The short answer is that this is far from being the first time that Human Rights Watch has been on the front lines of propaganda warfare for the US government, as has been documented well in the past by many. Edward S. Herman for example, a co-thinker and coauthor with Noam Chomsky, wrote this about Human Rights Watch’s record in regard to the US invasion and occupation of Iraq….

‘But despite these and countless other constructive efforts (to avoid a war with Iraq), the organization has at critical times and in critical theaters thrown its support behind the U.S. government’s agenda, sometimes even serving as a virtual public relations arm of the foreign policy establishment. Since the early 1990s this tendency has been especially marked in the organization’s focus on and treatment of some of the major contests in which the U.S. government itself has been engaged—perhaps none more clearly than Iraq and the Balkans. Here, its deep bias is well-illustrated in a March 2002 op-ed by HRW’s executive director, Kenneth Roth, published in the Wall Street Journal under the title “Indict Saddam.”[7] The first thing to note about this commentary is its timing. It was published at a time when the United States and Britain were clearly planning an assault on Iraq with a “shock and awe” bombing campaign and ground invasion in violation of the UN Charter. But Roth doesn’t warn against launching an unprovoked war—though wars of aggression had been judged by the Nuremberg Tribunal to be the “supreme international crime” that “contains within itself the accumulated evil of the whole.”[8] On the contrary, Roth’s focus was on Saddam’s crimes, and provided a valuable public relations gift to U.S. and British leaders, diverting attention from and putting an apologetic gloss on their prospective supreme international crime.’

This is part of a 35 page work tha Herman did in investigating Human Rights Watch’s connections with the US government and the entire publication is well worth reading. See Znet’s copy of Human Rights Watch in Service to the War Party which was published back in February 2007.

Also of note is Michael Barker’s Hijacking Human Rights which like Herman’s much longer analysis, reviews the funding of Human Rights Watch and show how it is so well connected to the propaganda work they do for the US State Department and Pentagon. He focuses on the role of George Soros in creating today’s Human Rights Watch.
Both Barker and Herman (and his coauthors) study this funding of HRW and take it apart in detail and show its role in the structure of HRW’s work in pushing pro- US government propaganda to the press.

It is important for people to know more about Human Rights Watch because many people see ‘human rights’ or ‘united nations’ in a name and they think automatically that that is what these organizations are connected with serving. That is not always the case, no more so than that because the word ‘Christian’ is in a name automatically denotes that leaders of these groups have anything to do with true the ideals and beliefs of Christianity.

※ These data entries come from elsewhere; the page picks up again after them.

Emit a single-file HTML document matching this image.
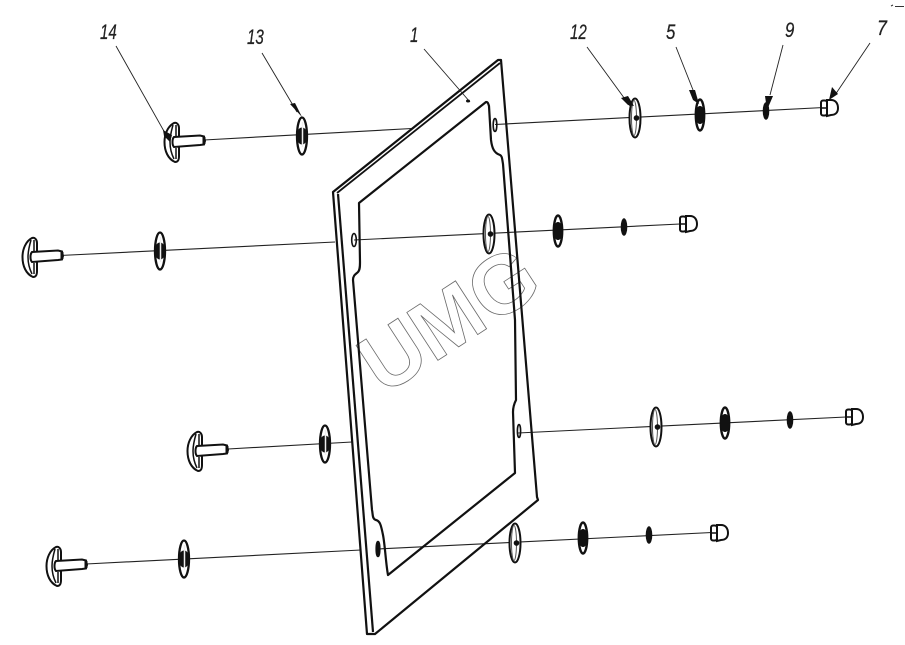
<!DOCTYPE html>
<html><head><meta charset="utf-8"><style>
html,body{margin:0;padding:0;background:#fff;width:905px;height:645px;overflow:hidden}
svg{display:block}
text.l{font-family:"Liberation Sans",sans-serif;font-style:italic;font-size:21px;fill:#222;stroke:#222;stroke-width:.25}
</style></head><body>
<svg width="905" height="645" viewBox="0 0 905 645" xmlns="http://www.w3.org/2000/svg">
<defs>
<g id="bolt" fill="#fff" stroke="#111" stroke-width="2">
<path d="M1,-19 C-5,-16 -8.500,-8 -8.500,0 C-8.500,9 -5,17 2,20 C5,20 6,18 6,14 L6,-14 C6,-17 4,-20 1,-19Z"/>
<path d="M0,-17 C-2,-10 -3,-5 -3,0 C-3,6 -2,11 1,17 M3,-17 L3,-6 M3,17 L3,6" stroke-width="1.500" fill="none"/>
<path d="M1,-5 L27,-6.500 L31,-5.500 L32,-1 L31,2.500 L27,3 L1,5 C-1,3 -1,-3 1,-5Z"/>
<path d="M30,-5.500 L30,2.500 L32,1.500 L32,-4.500Z" fill="#111" stroke-width="1"/>
</g>
<g id="wA"><ellipse rx="5" ry="18.500" fill="#fff" stroke="#111" stroke-width="2.300"/><ellipse rx="5.500" ry="8.500" fill="#111"/><path d="M0.500,-14 L0.500,11" stroke="#eee" stroke-width="1.500"/></g>
<g id="wB"><ellipse rx="5.500" ry="19.500" fill="#fff" stroke="#111" stroke-width="2"/><ellipse cx="-1" rx="2.500" ry="17.500" fill="none" stroke="#555" stroke-width="1"/><circle cx="1.500" r="2.800" fill="#111"/></g>
<g id="wC"><ellipse rx="4.200" ry="15.500" fill="#fff" stroke="#111" stroke-width="2.400"/><ellipse rx="4.800" ry="9" fill="#111"/></g>
<ellipse id="wD" rx="3.300" ry="8.800" fill="#111"/>
<g id="nut" fill="#fff" stroke="#111" stroke-width="2">
<path d="M6,-8 L10,-8 C15,-8 17,-4 17,0 C17,4 15,7 10,7 L6,8Z"/>
<rect x="0" y="-7.500" width="6" height="15" rx="2"/>
<path d="M0,0 L6,0 M6,-8 L6,8" stroke-width="1.600"/>
</g>
</defs>

<!-- watermark -->
<text transform="translate(383,396) rotate(-33)" font-family="Liberation Sans, sans-serif" font-weight="bold" font-size="83" fill="#fff" stroke="#6a6a6a" stroke-width="0.8">UMG</text>

<!-- axis lines -->
<g stroke="#222" stroke-width="1.100" fill="none">
<path d="M204,140 L412,128.500"/>
<path d="M495,124.500 L824,107.500"/>
<path d="M60,255.500 L335,242"/>
<path d="M354,240 L680,224"/>
<path d="M228,449 L352,442"/>
<path d="M518,433 L846,417"/>
<path d="M86,564 L361,550"/>
<path d="M378,549 L712,532.500"/>
</g>

<!-- frame -->
<g fill="none" stroke="#111" stroke-width="2.200" stroke-linejoin="round">
<path d="M333,192 L498,60 L501,60 L537,497 L538,500 L375,634 L367,634 Z"/>
<path d="M338,194 L373,632"/>
<path d="M337,193 L500,63" stroke-width="1.800"/>
<path d="M359,203 L486,102 C488,102 488,103 489,106 L491,140 C492,148 494,153 500,155 C502,156 502,158 503,164 L515,320 L516,400 C514,404 513,408 513,412 L515,473 L388,575 C386,565 385,545 383,535 C381,525 380,521 376,520 C372,519 373,514 372,510 L353,280 C353,275 356,274 358,272 C360,270 360,266 360,262 L359,203Z"/>
</g>
<g fill="none" stroke="#111" stroke-width="1.600">
<ellipse cx="354" cy="240" rx="2.300" ry="6.500"/>
<ellipse cx="495" cy="125" rx="1.800" ry="6.500"/>
<ellipse cx="519" cy="431" rx="1.600" ry="6.500"/>
<ellipse cx="378" cy="549" rx="1.800" ry="7.500" fill="#111"/>
</g>

<!-- row 1 -->
<use href="#bolt" x="173" y="142"/>
<use href="#wA" x="302" y="136"/>
<use href="#wB" x="635" y="118"/>
<use href="#wC" x="700" y="115"/>
<use href="#wD" x="766" y="111"/>
<use href="#nut" x="821" y="108"/>
<!-- row 2 -->
<use href="#bolt" x="31" y="257"/>
<use href="#wA" x="160" y="251"/>
<use href="#wB" x="489" y="234"/>
<use href="#wC" x="558" y="231"/>
<use href="#wD" x="624" y="227"/>
<use href="#nut" x="680" y="224"/>
<!-- row 3 -->
<use href="#bolt" x="196" y="451"/>
<use href="#wA" x="325" y="444"/>
<use href="#wB" x="656" y="427"/>
<use href="#wC" x="725" y="423"/>
<use href="#wD" x="790" y="420"/>
<use href="#nut" x="846" y="417"/>
<!-- row 4 -->
<use href="#bolt" x="55" y="566"/>
<use href="#wA" x="184" y="559"/>
<use href="#wB" x="515" y="543"/>
<use href="#wC" x="583" y="538"/>
<use href="#wD" x="649" y="535"/>
<use href="#nut" x="711" y="533"/>

<!-- leaders -->
<g stroke="#222" stroke-width="0.900" fill="none">
<path d="M116,46 L165,133"/>
<path d="M262,53 L297,112"/>
<path d="M424,49 L470,102"/>
<path d="M587,47 L630,106"/>
<path d="M676,47 L695,95"/>
<path d="M783,45 L770,95"/>
<path d="M870,43 L835,95"/>
</g>
<g fill="#111">
<path d="M163,130 L172,135 L170,142 L164,136Z"/>
<path d="M290,104 L295,103 L302,117Z"/>
<ellipse cx="468" cy="101" rx="2" ry="1.500"/>
<path d="M621,98 L628,96 L634,106 L628,105Z"/>
<path d="M689,90 L695,90 L699,104 L693,100Z"/>
<path d="M765,96 L773,96 L767,110Z"/>
<path d="M832,87 L838,94 L829,100Z"/>
</g>

<!-- labels -->
<text class="l" transform="translate(100,39) scale(.72,1)">14</text>
<text class="l" transform="translate(247,44) scale(.72,1)">13</text>
<text class="l" transform="translate(410,42) scale(.72,1)">1</text>
<text class="l" transform="translate(570,39) scale(.72,1)">12</text>
<text class="l" transform="translate(666,39) scale(.8,1)">5</text>
<text class="l" transform="translate(785,37) scale(.8,1)">9</text>
<text class="l" transform="translate(877,35) scale(.85,1)">7</text>
<path d="M891,6 L893,5 M895,6.500 L904,6.500" stroke="#333" stroke-width="1"/>
</svg>
</body></html>
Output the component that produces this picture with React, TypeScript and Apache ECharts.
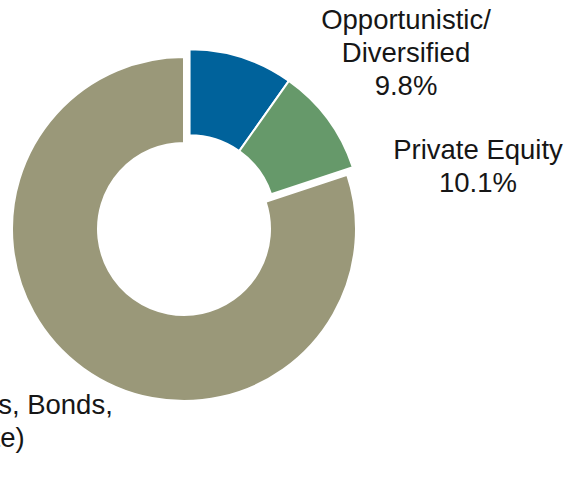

Unfortunately many liberals and radical types seem to be falling for it. Liberal web sites like Common Drreams and alternet are running these Human Rights Watch propaganda blasts as if they are somehow the real thing. With a record as bad as Human Rights Watch has with its continual connection of itself with paralleling US war drives, these Progressive folk really should be much more critical minded and less gullible than they are when it comes to reading the HRW material. Just follow the money trail…

1 thought on “Human Rights Watch part of a Pentagon propaganda campaign against Russia

  1. My name is Theodore G. Karakostas and I am a writer with a special interest in the Greek Orthodox and other Christian populations living in Turkey and Turkish occupied Cyprus. I have been writing to Human Rights Watch for many years to inquire as to their lack of coverage of the Greek minority under Turkish rule, while they emphasize the large Muslim minority living in the Greek region of Western Thrace.

    Some background is in order. There are today about 150,000 Muslims living in the Greek region of Thrace. The Turkish government has long insisted that they are being mistreated. The Muslim community has a large number of Mosques, in addition to the fact that their community receives affirmative action treatment to Greek Universities (which HRW admits) and is represented in the Greek Parliament.

    In contrast, the Greeks of Constantinople (Istanbul) number less than 3,000. Earlier in the century there were over two million Greek Orthodox living throughout Asia Minor. At the signing of the Lausanne Treaty in 1923 there were 110,000 Greeks living in Turkey and 90,000 Muslims in Greece. As a result of decades of terror under Turkish rule which include harassment such as heavy taxation, deportations, government sponsored pogroms, and the discriminatory closing of the theological School run by the Orthodox Ecumenical Patriarchate the Greek community is condemned to extinction.

    In the occupied territories of Cyprus which Turkey brutally invaded in 1974, most Greeks have been ethnically cleansed. In 1996, two Greek Cypriot protesters were shot to death in cold blood. Between 1993 and 2007, there have been six attempts on the life of the Greek Orthodox Ecumenical Patriarch by Turkish
    extremists.

    Human Rights Watch has not seen fit to take an interest in the plight of the Greek Christians in Turkey or Turkish occupied Cyprus. They have however taken an interest in the Muslims of Western Thrace. In 1998 and 1999, I was in correspondence with two individuals at Human Rights Watch who told me they did not have the resources to cover Cyprus or the Greek minority in Turkey. Neither of them told me they were both involved in the publication of a major report on the Muslims of Greece which was published in January 1999.

    I have subsequently corresponded with several people at HRW asking them how much time and resources were spent documenting the Muslims of Thrace. Their responses were that it would be inappropriate to reveal this information! This is in my opinion an utterly bizarre response coming from a group ostensibly interested in human rights and which constantly calls on governments throughout the world to be more open.

    My own experience with Human Rights Watch shows that it is a secretive organization with biases that when it has not completely ignored me, refused to answer any questions directly. The unequal coverage given toward minorities in Greece and Turkey indicates a clear cut case of bias on the part of Human Rights Watch.